Find the GDB manual and other documentation resources online at:
    <http://www.gnu.org/software/gdb/documentation/>.

For help, type "help".
Type "apropos word" to search for commands related to "word"...
Really redefine built-in command "remote"? (y or n) [answered Y; input not from terminal]
Reading symbols from build/debug/c3app.elf...
(gdb) set mem inaccessible-by-default off
(gdb) set $target_riscv=1
(gdb) set arch riscv:rv64
The target architecture is set to "riscv:rv64".
(gdb) target extended-remote localhost:3333
Remote debugging using localhost:3333
0x000000002022149a in ?? ()
(gdb) start
The program being debugged has been started already.
Start it from the beginning? (y or n) y
Function "main" not defined.
Make breakpoint pending on future shared library load? (y or [n]) n
Starting program: /home/fcuzzocrea/Documenti/Progetti/core3_template_app/build/debug/c3app.elf 
Disabling abstract command writes to CSRs.

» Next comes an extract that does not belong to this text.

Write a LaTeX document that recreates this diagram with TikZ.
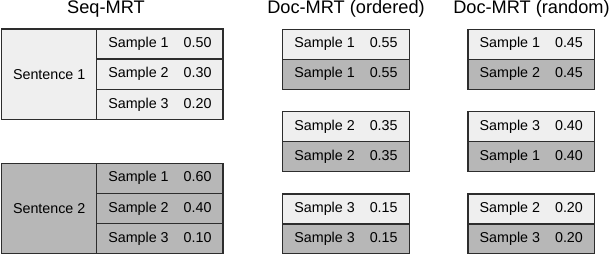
\documentclass[tikz,border=0pt]{standalone}
\usepackage{fontspec}
\setmainfont{Liberation Sans}
\definecolor{lightc}{RGB}{239,239,239}
\definecolor{darkc}{RGB}{183,183,183}
\definecolor{linec}{RGB}{45,45,45}
\tikzset{
  cellbase/.style={draw=linec, line width=1.3pt, rectangle, inner sep=0pt, outer sep=0pt,
    font=\fontsize{14.3}{16}\selectfont, text=black},
  samp/.style={cellbase, minimum width=126.4pt, minimum height=30pt},
  sent/.style={cellbase, minimum width=95pt, minimum height=90.5pt},
  lt/.style={fill=lightc},
  dk/.style={fill=darkc},
  ttl/.style={anchor=base, inner sep=0pt, font=\fontsize{18.2}{20}\selectfont}
}
\newcommand{\smp}[2]{Sample #1\hspace{15pt}#2}
\begin{document}
\begin{tikzpicture}[x=1pt,y=-1pt]
\useasboundingbox[fill=white] (0,0) rectangle (614,254);
% titles
\node[ttl] (t1) at (106,13.6) {Seq-MRT};
\node[ttl] (t2) at (346,13.6) {Doc-MRT (ordered)};
\node[ttl] (t3) at (531.5,13.6) {Doc-MRT (random)};
% Seq-MRT sentence 1
\node[sent,lt] (sen1) at (49.2,74.25) {Sentence 1};
\node[samp,lt] (a1) at (159.9,44.1) {\smp{1}{0.50}};
\node[samp,lt] (a2) at (159.9,74.25) {\smp{2}{0.30}};
\node[samp,lt] (a3) at (159.9,104.4) {\smp{3}{0.20}};
% Seq-MRT sentence 2
\node[sent,dk] (sen2) at (49.2,208.5) {Sentence 2};
\node[samp,dk] (b1) at (159.9,178.3) {\smp{1}{0.60}};
\node[samp,dk] (b2) at (159.9,208.5) {\smp{2}{0.40}};
\node[samp,dk] (b3) at (159.9,238.7) {\smp{3}{0.10}};
% Doc-MRT ordered
\node[samp,lt] (o1a) at (346,44.3) {\smp{1}{0.55}};
\node[samp,dk] (o1b) at (346,74.3) {\smp{1}{0.55}};
\node[samp,lt] (o2a) at (346,126.7) {\smp{2}{0.35}};
\node[samp,dk] (o2b) at (346,156.8) {\smp{2}{0.35}};
\node[samp,lt] (o3a) at (346,209) {\smp{3}{0.15}};
\node[samp,dk] (o3b) at (346,239) {\smp{3}{0.15}};
% Doc-MRT random
\node[samp,lt] (r1a) at (531.3,44.3) {\smp{1}{0.45}};
\node[samp,dk] (r1b) at (531.3,74.3) {\smp{2}{0.45}};
\node[samp,lt] (r2a) at (531.3,126.7) {\smp{3}{0.40}};
\node[samp,dk] (r2b) at (531.3,156.8) {\smp{1}{0.40}};
\node[samp,lt] (r3a) at (531.3,209) {\smp{2}{0.20}};
\node[samp,dk] (r3b) at (531.3,239) {\smp{3}{0.20}};
\end{tikzpicture}
\end{document}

Program received signal SIGTRAP, Trace/breakpoint trap.
0x0000000020221ed8 in ?? ()
(gdb) load
Loading section .text, size 0x22200 lma 0x8000000
Loading section .sdata, size 0x70 lma 0x8022200
Loading section .data, size 0x3930 lma 0x8022270
Loading section .sdram, size 0x1388 lma 0x8025ba0
Start address 0x0000000008000000, load size 159528
Transfer rate: 9 KB/sec, 13294 bytes/write.
(gdb) continue
Continuing.

And my application loads correctly.

As I said, this probably it is just an hack, and can hardly be integrated into an IDE to allow interactive debugging, but at least it is working and I can use GDB from the CLI.

Also - regarding my dwarf messages, I was able to fix them, I was missing the -gdwarf-2 cflag.

abelixrev commented 3 months ago

Hello,

Could you please let me know the file and line number where you added the wait_for_debugger() function, as well as where you called it? Thanks a lot for your investigation.

Best regards,

TommyMurphyTM1234 commented 3 months ago

Closing this issue as it's not an OpenOCD issue but something to do with the code executing on the target and possibly related to details of how the Microchip PolarFire SoC integrates the RISC-V (a SiFive U54-MC variant) and implements that platform's custom boot modes, how they interact with debugging etc.